For more information about the history of the area have a look at
http://www.malagainformation.com/history.html but Im going to talk a little about flying there.
It is easy to get blasé about flying to Malaga as its a route that I fly often, but the last hour of the two-and-a-half hour flight is actually one of the most interesting approaches that I am lucky enough to fly.
The first view of Spain you get as you leave the Bay of Biscay behind you is the Cantabrian Mountains as you cross the coast at Santander. Quite spectacular at this time of year with the first snow starting to settle (this photo is looking West towards Gijón)
The high ground along the North Coast soon becomes flatter as you approach Madrid and although there is a ridge to the East of the capital city, it was (unusually!) foggy this morning and I didn't get a decent photo. South of Madrid, aircraft are sent to the 'MAR' radio beacon (somewhere near Osuna) to line up with the runway, and you can see the ground start to get higher as you approach the south coast. On my first flight here, I was surprised at just how mountainous the area is, but the Sierra Nevada are just East of Malaga, and the highest peak, Mulhacén, reaches 11,400 feet.

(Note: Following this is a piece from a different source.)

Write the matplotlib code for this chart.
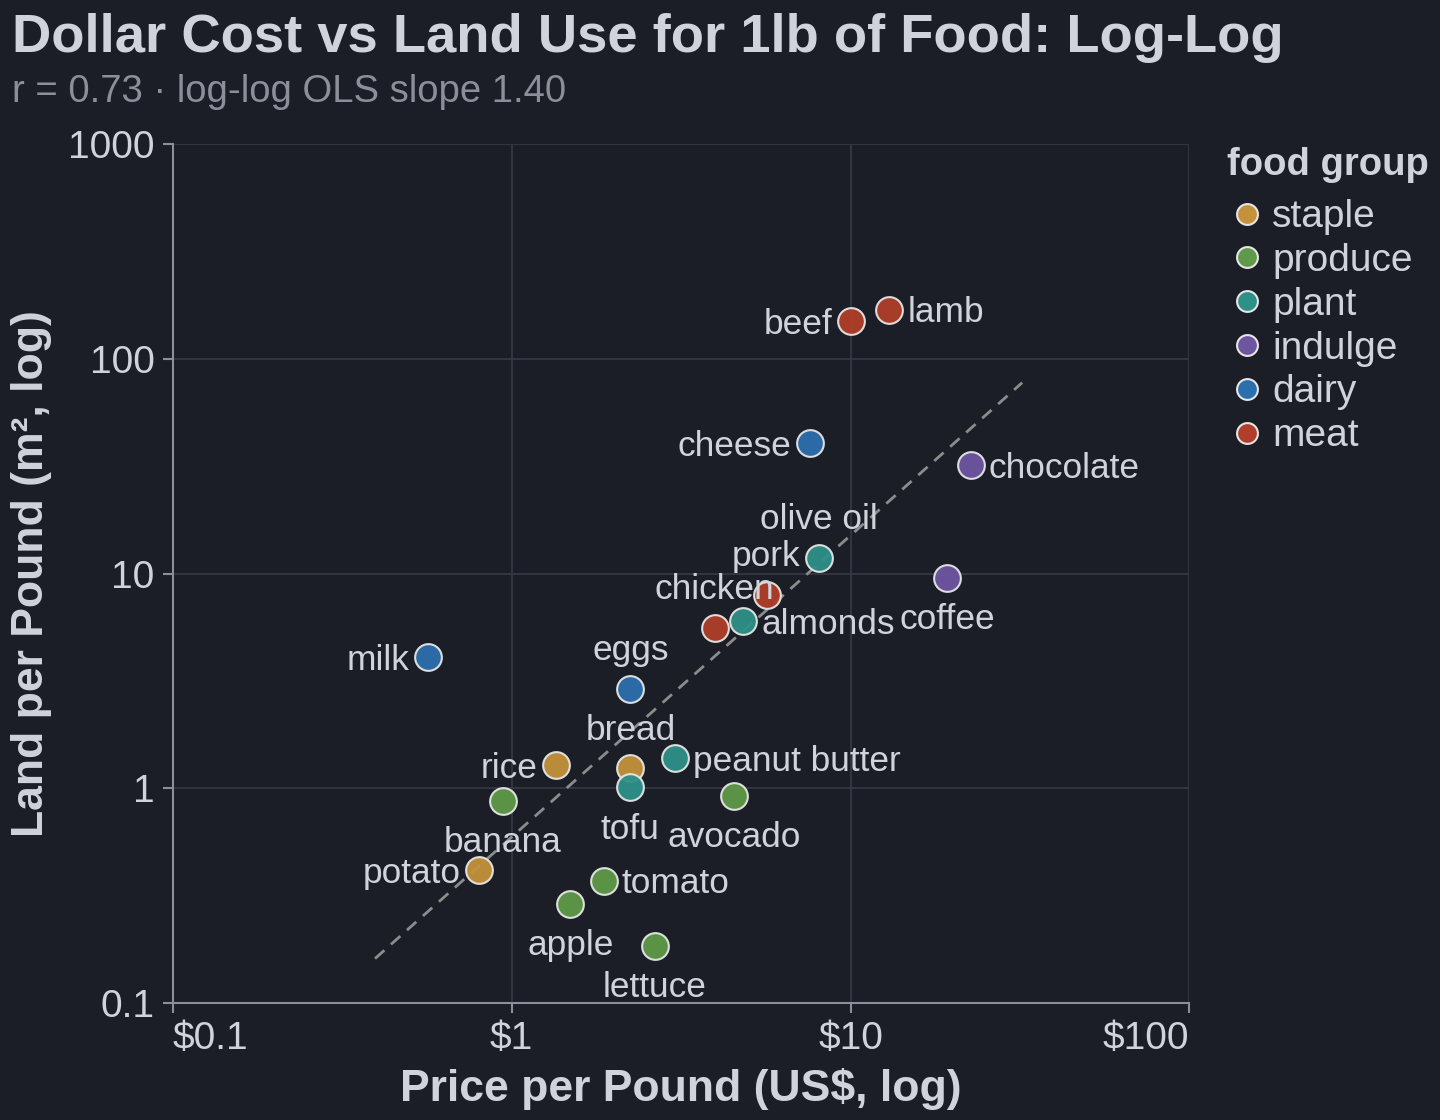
import numpy as np
import matplotlib
matplotlib.use("Agg")
import matplotlib.pyplot as plt
from matplotlib.lines import Line2D

# data
foods = ["potato", "rice", "bread",
         "banana", "avocado", "tomato", "apple", "lettuce",
         "olive oil", "almonds", "peanut butter", "tofu",
         "chocolate", "coffee",
         "cheese", "milk", "eggs",
         "beef", "lamb", "pork", "chicken"]
groups = ["staple", "staple", "staple",
          "produce", "produce", "produce", "produce", "produce",
          "plant", "plant", "plant", "plant",
          "indulge", "indulge",
          "dairy", "dairy", "dairy",
          "meat", "meat", "meat", "meat"]
price = [0.80, 1.35, 2.24,
         0.94, 4.52, 1.87, 1.49, 2.64,
         8.05, 4.83, 3.03, 2.24,
         22.6, 19.3,
         7.57, 0.565, 2.24,
         10.0, 13.0, 5.65, 3.97]
land = [0.415, 1.28, 1.24,
        0.87, 0.92, 0.37, 0.29, 0.184,
        11.9, 6.0, 1.38, 1.01,
        32.0, 9.6,
        40.5, 4.08, 2.9,
        150.0, 170.0, 8.0, 5.6]
# where each label sits relative to its point
label_pos = ["left", "left", "above",
             "below", "below", "right", "below", "below",
             "above", "right", "right", "below",
             "right", "below",
             "left", "left", "above",
             "left", "right", "above", "above"]

group_order = ["staple", "produce", "plant", "indulge", "dairy", "meat"]
group_colors = {"staple": "#C4923A", "produce": "#5E9A48", "plant": "#2E9189",
                "indulge": "#6E55A0", "dairy": "#2C6FAD", "meat": "#B03E2A"}

bg = "#1B1E26"
fg = "#D0D3DC"
muted = "#8A8F9A"
grid_c = "#363a45"

plt.rcParams['font.family'] = ['Liberation Sans', 'DejaVu Sans']

fig = plt.figure(figsize=(14.4, 11.2), dpi=100, facecolor=bg)
ax = fig.add_axes([0.120, 0.1045, 0.706, 0.7665], facecolor=bg)

ax.set_xscale('log')
ax.set_yscale('log')
ax.set_xlim(0.1, 100)
ax.set_ylim(0.1, 1000)

# log-log OLS fit line
lx = np.log10(price)
ly = np.log10(land)
slope, intercept = np.polyfit(lx, ly, 1)
xs = np.array([min(price) / 1.43, max(price) * 1.42])
ax.plot(xs, 10 ** (intercept + slope * np.log10(xs)), color="#8c8c8c",
        lw=2.0, dashes=(4.5, 3.2), zorder=2)

for g in group_order:
    idx = [i for i, gg in enumerate(groups) if gg == g]
    ax.scatter([price[i] for i in idx], [land[i] for i in idx], s=370,
               color=group_colors[g], edgecolor="#E6E6E6", linewidth=1.5,
               alpha=0.95, zorder=3)

offsets = {"left": ((-13, -2), "right", "center"),
           "right": ((13, -2), "left", "center"),
           "above": ((0, 27.5), "center", "center"),
           "below": ((0, -30), "center", "center")}
for name, x, y, p in zip(foods, price, land, label_pos):
    off, ha, va = offsets[p]
    ax.annotate(name, (x, y), xytext=off, textcoords="offset points",
                ha=ha, va=va, fontsize=25.4, color=fg, zorder=4)

ax.set_xticks([0.1, 1, 10, 100])
ax.set_xticklabels(["$0.1", "$1", "$10", "$100"])
ax.set_yticks([0.1, 1, 10, 100, 1000])
ax.set_yticklabels(["0.1", "1", "10", "100", "1000"])
ax.minorticks_off()
ax.tick_params(axis='both', labelsize=28, colors=fg, length=7, width=1.5,
               color=muted, pad=6)
xt = ax.get_xticklabels()
xt[0].set_ha('left')
xt[-1].set_ha('right')
ax.grid(True, color=grid_c, lw=1.2)
ax.set_axisbelow(True)
for s in ["top", "right"]:
    ax.spines[s].set_visible(False)
for s in ["left", "bottom"]:
    ax.spines[s].set_color(muted)
    ax.spines[s].set_linewidth(1.5)

ax.set_xlabel("Price per Pound (US$, log)", fontsize=32, fontweight='bold',
              color=fg, labelpad=8)
ax.set_ylabel("Land per Pound (m², log)", fontsize=32, fontweight='bold',
              color=fg, labelpad=12)

fig.text(0.0083, 0.988, "Dollar Cost vs Land Use for 1lb of Food: Log-Log",
         fontsize=39.2, fontweight='bold', color=fg, ha='left', va='top')
fig.text(0.0083, 0.918, "r = 0.73 · log-log OLS slope 1.40",
         fontsize=27.5, color=muted, ha='left', va='center')

handles = [Line2D([], [], marker='o', ls='', markersize=15,
                  markerfacecolor=group_colors[g], markeredgecolor="#E6E6E6",
                  markeredgewidth=1.5, label=g) for g in group_order]
leg = fig.legend(handles=handles, title="food group", loc='upper left',
                 bbox_to_anchor=(0.8415, 0.883), frameon=False, fontsize=28,
                 title_fontsize=27.5, labelcolor=fg, handletextpad=0.15,
                 labelspacing=0.2, handlelength=1.0, borderaxespad=0)
leg.get_title().set_color(fg)
leg.get_title().set_fontweight('bold')
leg._legend_box.align = "left"
leg._legend_box.sep = 12

fig.savefig("out.png", dpi=100, facecolor=bg)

On a clear day (today was a bit hazy) you can see beyond Spain and the Mediterranean and catch a glimpse of the Atlas mountains in North Africa. (Must get a better camera for this...)
North West of Malaga as you join the ILS (Instrument Landing System) that lines you up with the runway you fly over large reservoirs that supply the area with fresh water. Over the last 5 or 6 years these have been slowly drying up, so it's nice to see them full again this winter.
(yes, the bonfire smoke (on the right of the picture above) is the same plume in both pictures.)
The line of the runway takes you over the lowest part of the high ground. The descent is slightly steeper than usual and has specific height and distance checks to keep you clear of the various ridges, which are all now equipped with wind farms!
The airport is situated in the centre of the low, flat ground and surrounded on three sides by high ground, it's not as extreme as somewhere like Innsbruck or Chambery, but it's quite stunning so if you fly there any time soon, do take the time to look out of the window!
Being in a valley like this means that the prevailing wind is heavily dependant on time of day. In the morning the warmer air is over the sea, which rises and draws air down the valley- so the earlier you get there, the more likely you are to use the North Westerly runway. As we arrived this morning the land was warming up and reversing the air flow, so we were able to go straight in from MAR to land in a South Easterly direction- which can cut up to 10 minutes off a flight time.
Directly ahead here you can see the main runway and taxiway, to the left of that, the new runway being built which should be ready for next summer.
Welcome to Malaga- I can recommend a great Kareoke bar, but that's quite another story!